Swap Tortillas With Bao Buns For Next Level Birria Tacos
Saucy birria tacos have become a food phenomenon in America in recent years. Created in Tijuana by a man from Coatzingo, Mexico in the 1950s, they are traditionally served in corn tortillas — delicious and sturdy coverings for the tender, slow-cooked goat or beef, which is further moistened by a generous dunk into a flavorful consommé. For the adventurous foodie or any curious bystander, you can get a totally unique but equally scrumptious flavor experience by making birria tacos in bao buns instead of tortillas.
Bao buns are a slightly sweet, chewy, and pillow-soft type of steamed dough that are most commonly associated with Chinese cuisine. They are usually filled with pork, but most types of meat will work in these light-as-air buns, including succulent birria that is flavored with chiles, spices, and aromatics. You can garnish birria-filled buns with everything that would go on a traditional taco, like cheese, consommé, cilantro, chiles, avocado, and lime juice. The sweet chewiness of the bun is unexpected but, nevertheless, the contrasting flavors and textures are deliciously satisfying.
Fusion cuisine at its best
Birria tacos on bao buns are undoubtedly fusion food, or the melding of two types of cuisines into one dish. This concept has been going on for thousands of years, ever since people started exploring outside of their homelands and coming into contact with different cultures and ingredients, but it's widely believed that Wolfgang Puck created a modern fusion movement when he began serving things like smoked salmon pizza and Chinois chicken salad at his eateries in the 1980s and 90s.

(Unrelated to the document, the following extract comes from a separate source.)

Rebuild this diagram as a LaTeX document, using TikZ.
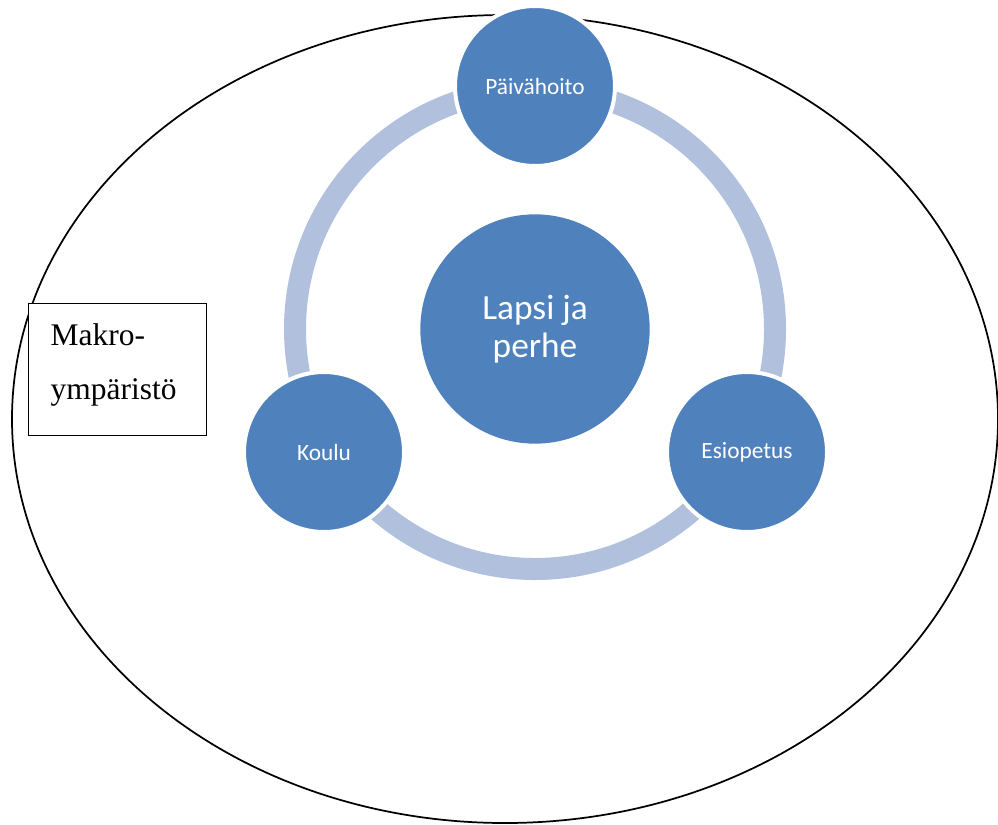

Tacos themselves have morphed from a purely Mexican food filled with traditional meats like barbacoa, asada, and carnitas to being the vehicle for things like buffalo chicken tacos, Asian-inspired tacos heavy on hoisin and pickled veggies, sushi tacos with seaweed or rice shells, and even Choco Tacos. What really sets bao-wrapped birria tacos apart from these are the pillowy buns that are not only completely different from corn tortilla shells but softer flour ones as well. However, if you want a little crunch on your bao shell, you can sear your bao buns to get a beautiful caramelized surface. Drizzle the whole thing with consommé or dip the bun into a bowl of it to watch that soft bao soak up those delicious juices.
You can swap more than tortillas with bao buns
Bao buns aren't just good as tortilla alternatives. The sweet, chewy, bread-like texture makes them fun for experimenting in the kitchen. When it comes to stuffing them, the food world is your oyster; try some crispy chicken with a tangy slaw and bread and butter pickles. Keep some handy for your Thanksgiving leftovers and fill them with turkey, cranberry, and stuffing, then dip them in gravy; create a delicious and simple dessert by stuffing the sweet buns with ripe strawberries and a generous dollop of freshly whipped cream.

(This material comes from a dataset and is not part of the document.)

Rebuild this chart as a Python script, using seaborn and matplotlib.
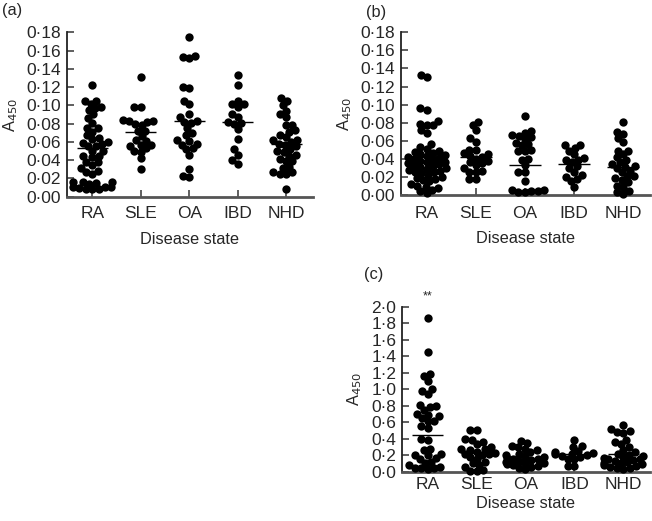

You can flatten bao buns and sear one side to make a "crust" for mini pizzas, swap your normal bread for the tender buns when you eat soup, make them into mini sandwiches like tiny, melty Cuban sandwiches with ham, pork, Swiss cheese, and pickles, or eat the buns with all sorts of dips. Indeed, whether it's taco night, burger night, or pizza night, bao buns can have a place in many more meals than you might realize.